Искусные мастера лучники для богатырей изготавливали столь мощные луки, что обычный тренированный «вой» - воин дружинник, был не в силах его натянуть. Пробивную и убойную силу стрелы, пущенной из такого мощнейшего лука трудно даже вообразить.  Боевая скорострельность лука доходила до 20 выстрелов в минуту. В умелых и сильных руках скифский боевой сложный лук был страшным оружием. На охоте, как и в бою, возникали самые разные ситуации, и каждому случаю должна была соответствовать стрела определенного типа. Чтобы найти быстро нужную стрелу в туле (с 1585 года в русских письменных источниках появляется тюркское слово «колчан») ушко или древко окрашивали в определенный цвет. Очень часто использовались наконечники, которые сейчас именуются «срезнями». Срезни – от слова резать. Их признак – широкое режущее лезвие. Стрелы с такими наконечниками применялись против крупного зверя или незащищенного кольчугой противника. Против лат и кольчуг использовались стрелы с узкими, гранеными бронебойными наконечниками.

       Тактика скифов заключалась в том, что воины в конном рассыпном строю приближались к неприятелю на 50…100 метров, и осыпали его градом стрел, сами, будучи недосягаемыми для оружия противника.

       Обозлённые нападениями римлян, скифы сами перешли в наступление. В 63 г. н.э. они осадили Херсонес, что заставило императора Нерона (54-68 гг. н.э.) направить в Крым войска из Мезии (современной Болгарии) во главе с легатом Тиберием. Во время гражданской войны в Риме (69 г. н.э.) скифская армия вновь нанесла удар по империи. Как сообщал римский историк Иосиф Флавий: «Многочисленное скифское племя незаметно перешло через Дунай в Мезию и в огромном числе, распространяя повсюду панику неожиданностью своего нашествия, напали на римлян, истребили значительную часть тамошнего гарнизона, убили в кровавом побоище выступившего против них легата Фонтея Агриппу, после чего разграбили и опустошили всю покоренную страну».

Глава 3.

       Новый подъем и существенные изменения в культуре происходят во II — IV вв.н.э., когда Римская империя в результате завоеваний Траяна в Дакии и Причерноморье стала

непосредственной соседкой скифов, и своим ненасытным импортом хлеба оказала огромное воздействие на часть скифских племен. Облик племён восточной и западной половин Скифии  стал разниться. Наступило то время в истории, которое автор «Слова о полку Игореве» назвал «трояновыми веками». Западные племена попали под культурное и экономическое влияние Рима. Влияние было настолько сильным, что они даже приняли римскую религию – христианство, которое было проповедано им арианским епископом Ульфилой (311-381 гг.).  Изменился и быт этих племён. Кочевое скотоводство уступило место более доходным занятиям: земледелию и ремёслам. Западные племена стали называть себя готами (от латинского Got - бог.)

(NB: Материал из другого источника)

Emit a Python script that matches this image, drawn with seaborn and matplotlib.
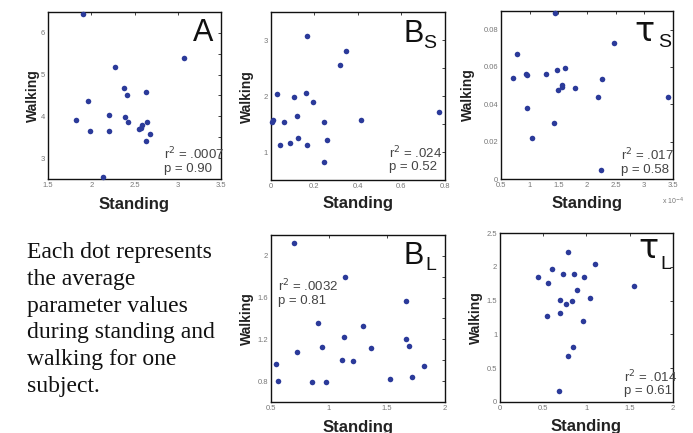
import matplotlib
matplotlib.use("Agg")
import matplotlib.pyplot as plt
from matplotlib.ticker import MultipleLocator, FormatStrFormatter
import seaborn as sns
import pandas as pd

# ---- data (one dot per subject) ----
a_standing = [1.91, 3.07, 2.27, 2.38, 2.41, 2.63, 1.96, 1.82, 2.20, 2.39,
              2.43, 1.99, 2.21, 2.65, 2.58, 2.55, 2.59, 2.68, 2.63, 2.13]
a_walking = [6.45, 5.40, 5.18, 4.69, 4.50, 4.58, 4.36, 3.91, 4.04, 3.99,
             3.86, 3.65, 3.65, 3.87, 3.73, 3.69, 3.80, 3.58, 3.40, 2.54]

bs_standing = [0.167, 0.345, 0.316, 0.026, 0.161, 0.106, 0.193, 0.008, 0.005, 0.060,
               0.120, 0.245, 0.414, 0.774, 0.126, 0.259, 0.040, 0.086, 0.164, 0.245]
bs_walking = [3.08, 2.80, 2.55, 2.04, 2.05, 1.99, 1.89, 1.58, 1.54, 1.54,
              1.65, 1.53, 1.57, 1.71, 1.26, 1.22, 1.12, 1.16, 1.12, 0.83]

# standing in units of 1e-4
ts_standing = [1.44, 2.47, 0.77, 0.71, 0.93, 0.95, 1.29, 1.47, 1.61, 2.27,
               1.57, 1.57, 1.50, 1.79, 2.20, 3.41, 0.96, 1.43, 1.04, 2.24]
ts_walking = [0.0889, 0.0731, 0.0668, 0.0542, 0.0562, 0.0555, 0.0563, 0.0583, 0.0597, 0.0535,
              0.0504, 0.0492, 0.0476, 0.0486, 0.0438, 0.0438, 0.0380, 0.0298, 0.0221, 0.0046]

bl_standing = [0.70, 1.135, 1.664, 0.908, 1.29, 1.13, 0.937, 1.36, 1.664, 1.69,
               0.727, 0.54, 1.115, 1.207, 1.82, 0.56, 0.856, 0.974, 1.526, 1.72]
bl_walking = [2.127, 1.796, 1.57, 1.36, 1.328, 1.226, 1.127, 1.115, 1.207, 1.14,
              1.076, 0.962, 1.003, 0.997, 0.943, 0.80, 0.787, 0.787, 0.82, 0.838]

tl_standing = [0.788, 1.104, 0.604, 0.438, 0.731, 0.854, 0.977, 0.55, 1.546, 0.896,
               1.035, 0.696, 0.838, 0.765, 0.696, 0.538, 0.96, 0.842, 0.788, 0.681]
tl_walking = [2.214, 2.046, 1.967, 1.854, 1.894, 1.894, 1.854, 1.76, 1.711, 1.657,
              1.538, 1.504, 1.494, 1.445, 1.32, 1.267, 1.198, 0.819, 0.685, 0.163]

stats = {
    "A": ("r$^2$ = .0007", "p = 0.90"),
    "Bs": ("r$^2$ = .024", "p = 0.52"),
    "ts": ("r$^2$ = .017", "p = 0.58"),
    "Bl": ("r$^2$ = .0032", "p = 0.81"),
    "tl": ("r$^2$ = .014", "p = 0.61"),
}

caption = ("Each dot represents\nthe average\nparameter values\n"
           "during standing and\nwalking for one\nsubject.")

DOT = "#2b3a9a"
sns.set_style("white")
plt.rcParams["font.family"] = ["Liberation Sans", "DejaVu Sans"]

fig = plt.figure(figsize=(6.93, 4.33), dpi=100)

# name, rect, x, y, xlim, ylim, xmajor, ymajor, yminor, letter, sub, letter pos, sub pos,
# stats pos, ylabel x, xlabel y
panels = [
    ("A", [0.0693, 0.5866, 0.2496, 0.3857], a_standing, a_walking,
     (1.5, 3.5), (2.5, 6.5), 0.5, 1.0, 0.5, "A", "", (0.954, 0.826), None,
     (0.67, 0.15, 0.06), -0.045, -0.105),
    ("Bs", [0.391, 0.584, 0.251, 0.388], bs_standing, bs_walking,
     (0, 0.8), (0.5, 3.5), 0.2, 1.0, 0.5, "B", "S", (0.76, 0.82), (0.875, 0.786),
     (0.68, 0.16, 0.077), -0.10, -0.095),
    ("ts", [0.723, 0.5866, 0.248, 0.388], ts_standing, ts_walking,
     (0.5, 3.5), (0, 0.09), 0.5, 0.02, None, "\u03c4", "S", (0.775, 0.82), (0.913, 0.786),
     (0.70, 0.143, 0.054), -0.15, -0.10),
    ("Bl", [0.391, 0.0716, 0.251, 0.3857], bl_standing, bl_walking,
     (0.5, 2.0), (0.6, 2.2), 0.5, 0.4, 0.2, "B", "L", (0.764, 0.826), (0.89, 0.79),
     (0.04, 0.695, 0.605), -0.10, -0.108),
    ("tl", [0.7215, 0.0716, 0.2496, 0.390], tl_standing, tl_walking,
     (0, 2.0), (0, 2.5), 0.5, 0.5, None, "\u03c4", "L", (0.80, 0.855), (0.925, 0.79),
     (0.717, 0.148, 0.065), -0.098, -0.10),
]

for (key, rect, xs, ys, xlim, ylim, xmaj, ymaj, ymin, letter, sub, lpos, spos,
     tpos, ylx, xly) in panels:
    ax = fig.add_axes(rect)
    df = pd.DataFrame({"Standing": xs, "Walking": ys})
    sns.scatterplot(data=df, x="Standing", y="Walking", ax=ax, color=DOT,
                    s=16, linewidth=0, clip_on=False, zorder=3)
    ax.set_xlim(*xlim)
    ax.set_ylim(*ylim)
    ax.xaxis.set_major_locator(MultipleLocator(xmaj))
    ax.yaxis.set_major_locator(MultipleLocator(ymaj))
    ax.xaxis.set_major_formatter(FormatStrFormatter("%g"))
    ax.yaxis.set_major_formatter(FormatStrFormatter("%g"))
    if ymin:
        ax.yaxis.set_minor_locator(MultipleLocator(ymin))
    ax.tick_params(which="both", direction="in", top=True, right=True,
                   labelsize=5.5, labelcolor="#777777", length=2.5, width=0.6,
                   pad=2, color="#222222")
    ax.tick_params(which="minor", length=2.0)
    for sp in ax.spines.values():
        sp.set_color("#111111")
        sp.set_linewidth(1.0)
    ax.set_xlabel("Standing", fontsize=12, fontweight="bold", color="#222222")
    ax.set_ylabel("Walking", fontsize=10, fontweight="bold", color="#222222")
    ax.xaxis.set_label_coords(0.5, xly)
    ax.yaxis.set_label_coords(ylx, 0.5)

    if letter == "\u03c4":
        ax.text(lpos[0], lpos[1], letter, transform=ax.transAxes, fontsize=24,
                family="DejaVu Sans", ha="left", va="baseline", color="#111111")
    else:
        ax.text(lpos[0], lpos[1], letter, transform=ax.transAxes, fontsize=22,
                ha="right" if not sub else "left", va="baseline", color="#111111")
    if sub:
        ax.text(spos[0], spos[1], sub, transform=ax.transAxes, fontsize=14,
                ha="left", va="baseline", color="#111111")

    r2, p = stats[key]
    ax.text(tpos[0], tpos[1], r2, transform=ax.transAxes, fontsize=9.5,
            ha="left", va="center", color="#444444")
    ax.text(tpos[0], tpos[2], p, transform=ax.transAxes, fontsize=9.5,
            ha="left", va="center", color="#444444")

    if key == "ts":
        ax.text(1.0, -0.135, "x 10$^{-4}$", transform=ax.transAxes, fontsize=5,
                ha="center", va="center", color="#777777")

fig.text(0.039, 1 - 242 / 433, caption, ha="left", va="top", fontsize=17,
         family="Liberation Serif", linespacing=1.36, color="#111111")

fig.savefig("out.png", dpi=100)
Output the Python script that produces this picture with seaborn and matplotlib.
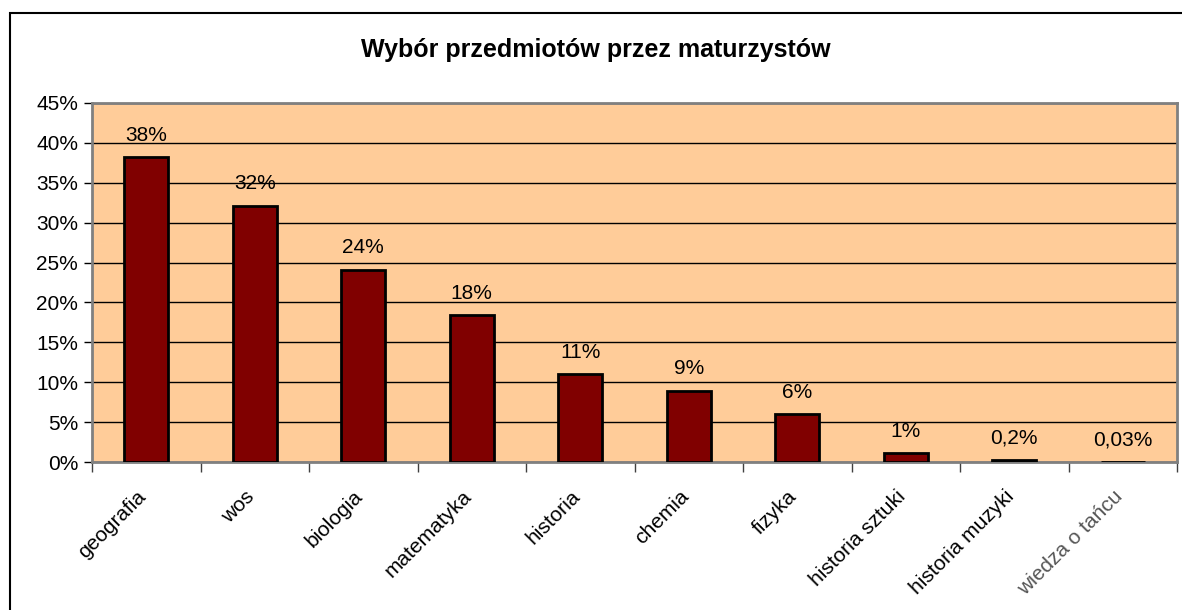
import matplotlib
matplotlib.use("Agg")
import matplotlib.pyplot as plt
import matplotlib.transforms as mtransforms
from matplotlib.patches import Rectangle
from matplotlib.ticker import PercentFormatter, FixedLocator
import numpy as np
import pandas as pd
import seaborn as sns

# dane
przedmioty = ["geografia", "wos", "biologia", "matematyka", "historia",
              "chemia", "fizyka", "historia sztuki", "historia muzyki",
              "wiedza o tańcu"]
procent = [38.2, 32.1, 24.1, 18.4, 11.0, 8.9, 6.0, 1.1, 0.2, 0.03]
etykiety = ["38%", "32%", "24%", "18%", "11%", "9%", "6%", "1%", "0,2%", "0,03%"]

df = pd.DataFrame({"przedmiot": przedmioty, "procent": procent})

sns.set_style("white")
plt.rcParams["font.family"] = ["Liberation Sans", "DejaVu Sans"]
plt.rcParams["text.color"] = "black"
plt.rcParams["xtick.color"] = "black"
plt.rcParams["ytick.color"] = "black"

fig = plt.figure(figsize=(11.82, 6.10), dpi=100)
ax = fig.add_axes([92 / 1182, 1 - 462 / 610, (1177 - 92) / 1182, (462 - 103) / 610])

sns.barplot(data=df, x="przedmiot", y="procent", color="#800000",
            edgecolor="black", linewidth=2, width=0.41, saturation=1, ax=ax, zorder=3)

ax.set_facecolor("#FFCC99")
ax.set_ylim(0, 45)
ax.set_xlim(-0.5, len(przedmioty) - 0.5)
ax.yaxis.set_major_locator(FixedLocator(np.arange(0, 46, 5)))
ax.yaxis.set_major_formatter(PercentFormatter(decimals=0))
ax.grid(axis="y", color="black", linewidth=1, zorder=0)
ax.set_axisbelow(True)
ax.set_xlabel("")
ax.set_ylabel("")

for sp in ax.spines.values():
    sp.set_color("#808080")
    sp.set_linewidth(2)

ax.tick_params(axis="y", which="major", direction="out", length=6, width=1,
               color="black", labelsize=15, pad=4, left=True)
ax.set_xticks(range(len(przedmioty)))
ax.set_xticklabels(przedmioty, rotation=45, ha="right", rotation_mode="anchor",
                   fontsize=15)
ax.tick_params(axis="x", which="major", length=0, pad=18)
ax.set_xticks(np.arange(-0.5, len(przedmioty), 1), minor=True)
ax.tick_params(axis="x", which="minor", direction="out", length=7, width=1,
               color="#404040", bottom=True)
przesun = mtransforms.ScaledTranslation(-10 / 100, 0, fig.dpi_scale_trans)
for lab in ax.get_xticklabels():
    lab.set_transform(lab.get_transform() + przesun)
ax.get_xticklabels()[-1].set_color("#555555")

for i, (v, t) in enumerate(zip(procent, etykiety)):
    ax.annotate(t, (i, v), xytext=(0, 9), textcoords="offset points",
                ha="center", va="bottom", fontsize=15)

fig.text(596 / 1182, 1 - 50 / 610, "Wybór przedmiotów przez maturzystów",
         ha="center", va="center", fontsize=18, fontweight="bold")

fig.patches.append(Rectangle((10 / 1182, -0.05), 1.1, 1 - 13 / 610 + 0.05,
                             transform=fig.transFigure, fill=False,
                             edgecolor="black", linewidth=1.5))

fig.savefig("out.png", dpi=100, facecolor="white")
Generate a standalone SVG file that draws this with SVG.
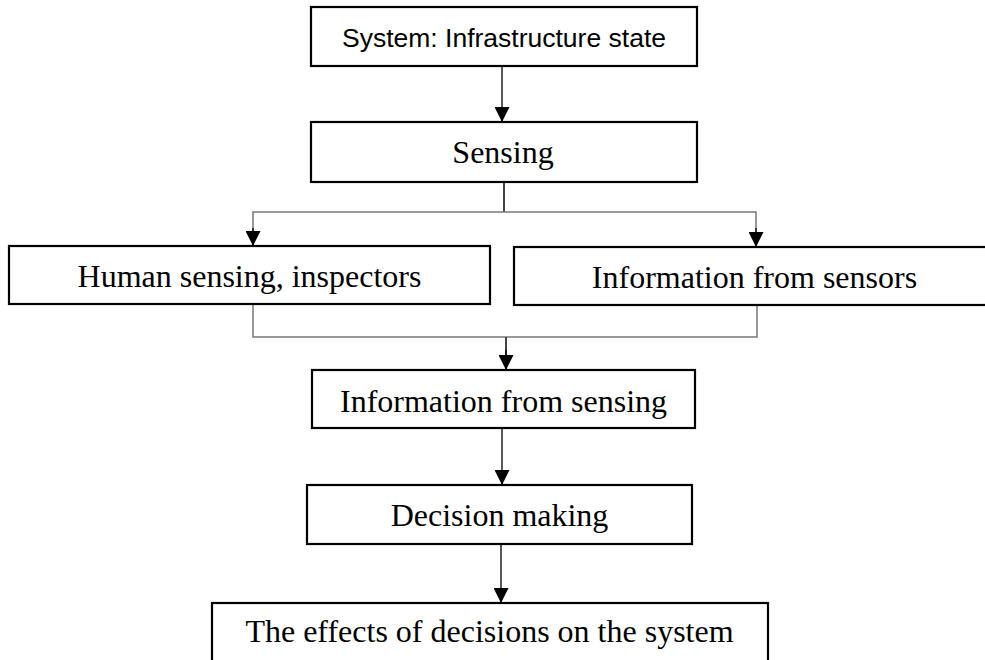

       Убедившись в полной бесперспективности военных походов на восток, не принёсших ничего, кроме потерь, руководство Римской империи решило изменить методы наступления, сделав ставку на готов. Именно готы должны были обеспечивать продвижение на восток.

       В 341 году царь готов Германарих, был выбран римлянами в качестве главного оружия экспансии.  Сначала он заключил мир с восточными скифами ("пил вино за дружбу"), и только потом "пошёл с мечом на нас". Мирный договор между скифами и готами был скреплён династическим браком сестры могущественного скифского царя Буса -  Лебеди и Германариха. Германариху тогда было много лет (погиб он в 110 лет, брак же был заключён незадолго до этого). Летом 341 года Германарих по случаю праздника устроил пир, на который был приглашен царь Бус и вожди подвластных ему племён. Вечером, когда гости были пьяны, Германарих приказал своему войску напасть на них. Ничего не подозревавшие скифы не смогли оказать сопротивление. Царь Бус был убит, а семьдесят скифских вождей распяли на крестах. Утром войска готов напали на скифские кочевья, началась резня. Не понимая, что происходит, деморализованные  отсутствием вождей скифы, бросая скот и повозки, начали беспорядочное отступление на восток. Но чем дальше на восток продвигались отряды готов, тем более сильное сопротивление  встречали. Отступление скифов приобрело организованный характер, потери готов росли. На берегу Днепра наступление полностью прекратилось. Готы использовали все свои резервы, но оставшихся в живых воинов было слишком мало, к тому же начиналась зима. Боевые действия закончились. Зимой 342 года о вероломстве Германариха узнала вся Скифия. С наступлением весны скифы получив подкрепление из восточных районов, собрали новое войско, и перешли в наступление. Отряды готов были разбиты, Германарих покончил с собой.  ("Книга Велеса" утверждает, что Германариха разбили войска многих славянских родов).  Уцелевшие готские племена переправились на западный берег Истра (Дуная) под защиту римских крепостей. Вновь началась зима, но война не закончилась. Впечатлённые рассказами скифов о богатстве Рима и количеством привезённых трофеев, многие вожди тюркоязычных кочевых племён обращались к скифам с просьбами взять их в следующие набеги. Отказа не было никому. Зимой новые отряды под руководством опытных скифских воинов проходили военную подготовку, закупали оружие,  и под командованием скифских воинов, с началом весны выступали в набеги на Римские земли. Так начал формироваться гуннский союз или гуннское государство – объединение кочевых племён против Рима.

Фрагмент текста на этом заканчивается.